Beyond Einstein–Cartan gravity: quadratic torsion and curvature invariants with even and odd parity including all boundary terms

Abstract

Recently, gravitational gauge theories with torsion have been discussed by an increasing number of authors from a classical as well as from a quantum field theoretical point of view. The Einstein–Cartan(–Sciama–Kibble) Lagrangian has been enriched by the parity odd pseudoscalar curvature (Hojman, Mukku and Sayed) and by torsion square and curvature square pieces, likewise of even and odd parity. (i) We show that the inverse of the so-called Barbero–Immirzi parameter multiplying the pseudoscalar curvature, because of the topological Nieh–Yan form, can be appropriately discussed if torsion square pieces are included. (ii) The quadratic gauge Lagrangian with both parities, proposed by Obukhov et al and Baekler et al, emerges also in the framework of Diakonov et al.

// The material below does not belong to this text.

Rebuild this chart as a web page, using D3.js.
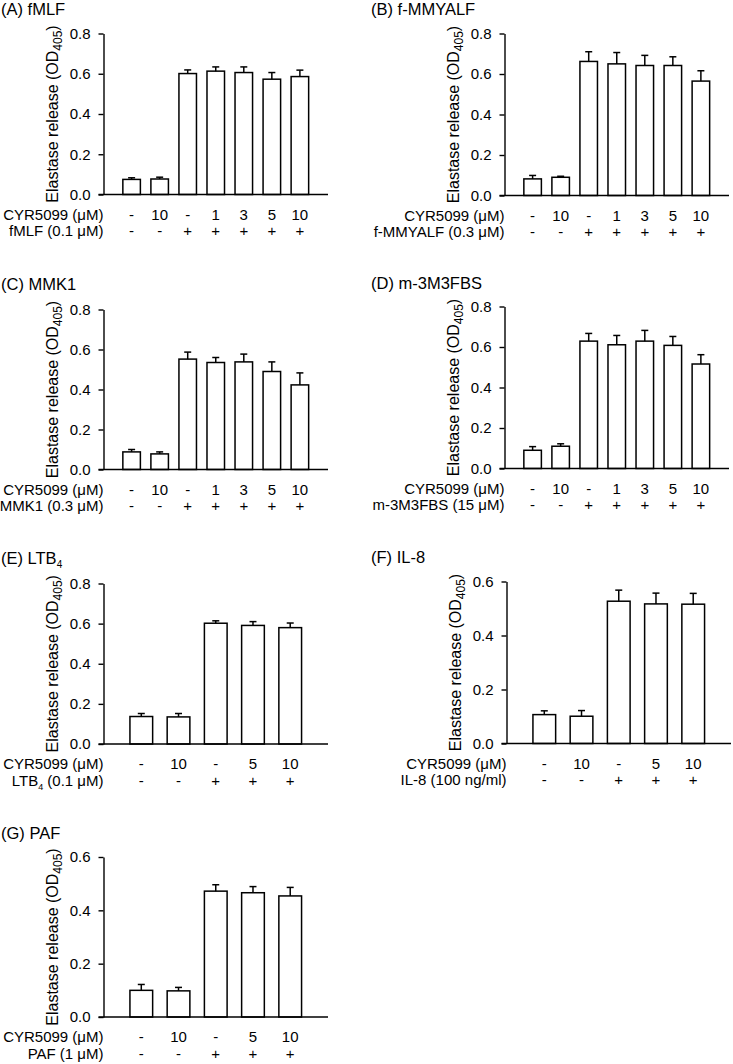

We establish the exact relations between both approaches by applying the topological Euler and Pontryagin forms in a Riemann–Cartan space expressed for the first time in terms of irreducible pieces of the curvature tensor. (iii) In a Riemann–Cartan spacetime, that is, in a spacetime with torsion, parity-violating terms can be brought into the gravitational Lagrangian in a straightforward and natural way. Accordingly, Riemann–Cartan spacetime is a natural habitat for chiral fermionic matter fields.